Updated: Jun 7
Discrimination And Bias In Hiring And Pay Decisions:
Gender bias at both a conscious and unconscious level is still very much alive around the world.
Although, a study by Harvard Business Review found that women in the US actually rank more highly than men in 12 out of the top 16 leadership qualities – including problem solving, communication skills and innovativeness. Yet women are consistently overlooked by employers, who still tend to view men as being more competent.
Bonuses (Bonus Pay Gap)
Not only are women being short-changed when it comes to hiring decisions and negotiating salaries – we’re also receiving less in performance bonuses. An Australian study by Mercer found that men were receiving up to 35 percent more in performance bonuses than women, despite receiving the same performance rating.

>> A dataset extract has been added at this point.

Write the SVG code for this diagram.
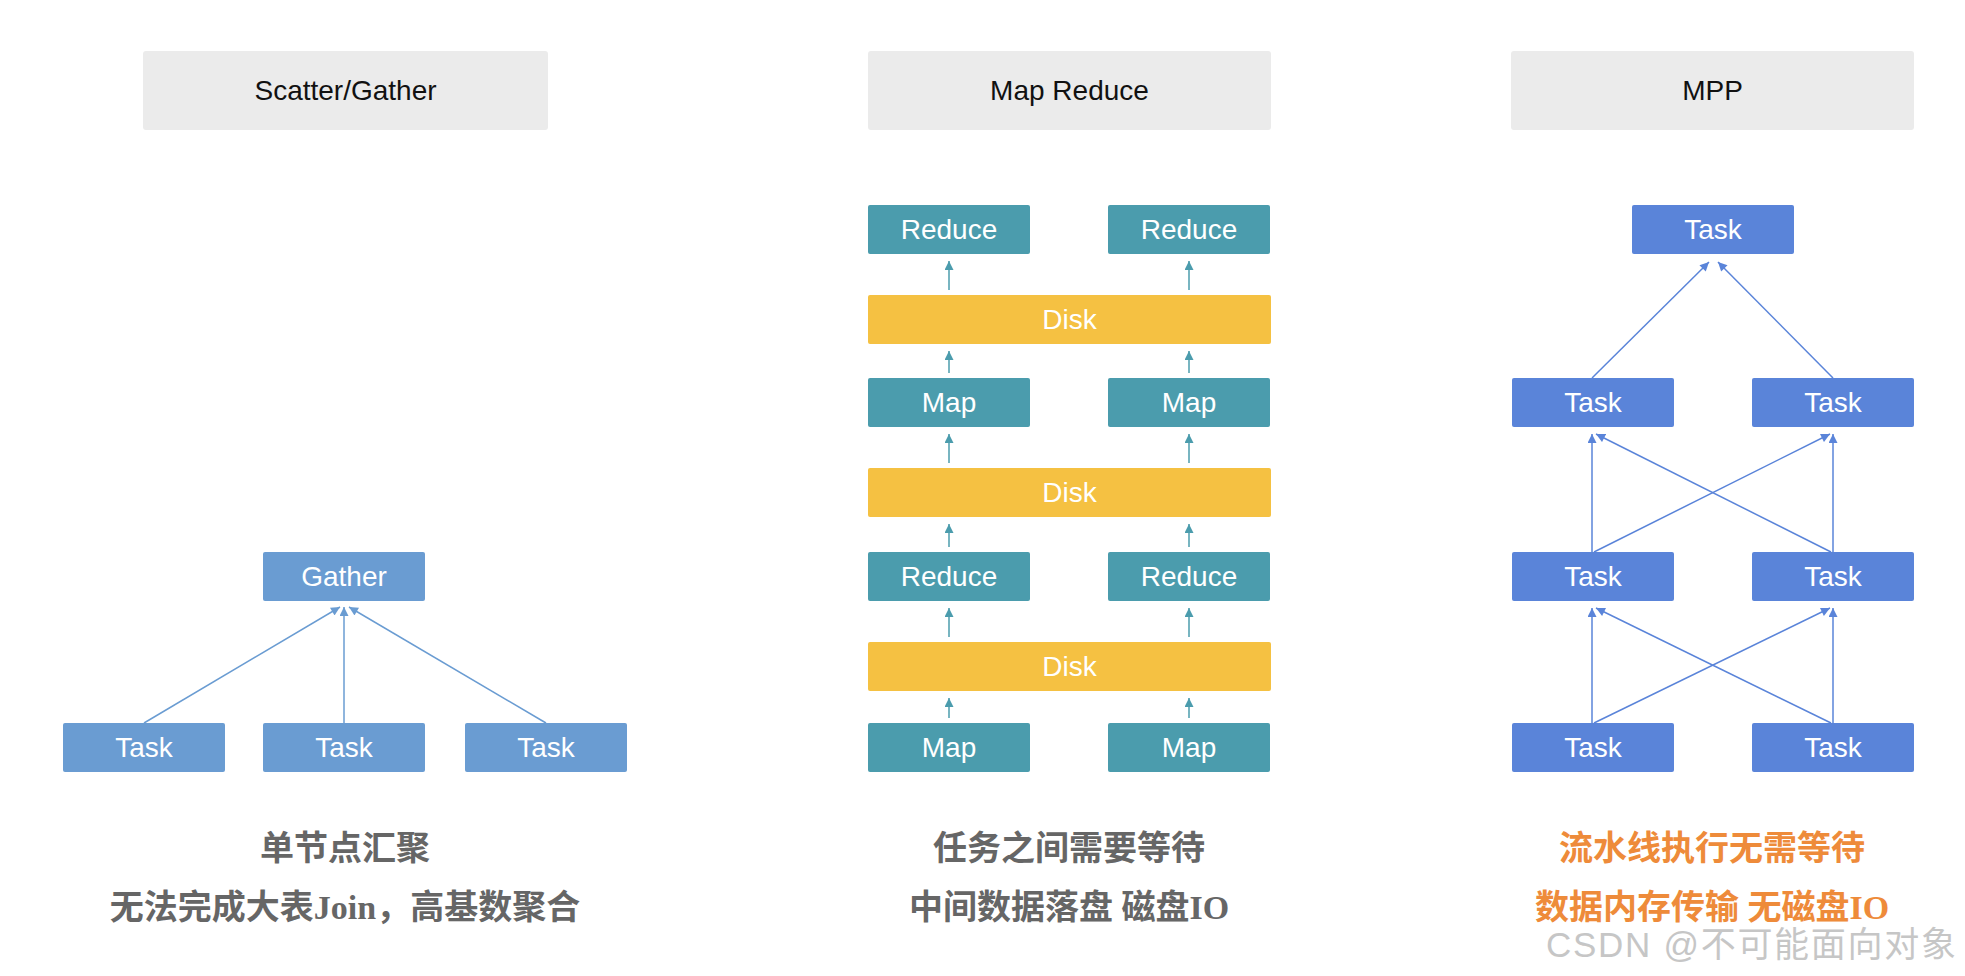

Working In Different Industries, With Female-Dominated Industries Attracting Lower Wages:
Many discuss how women choose to go into lower-paid industries including childcare, social work, teaching and nursing, but few question why these female-dominated industries attract lower wages in the first place.
A study that looked at US census data between 1950 and 2000 found when women entered a previously male-dominated industry, the average salary dropped. These findings led many social scientists to suggest that factors such as gender bias and social pressure not only devalue “women’s work”, but also discourage women from pursuing higher-paid, male-dominated jobs.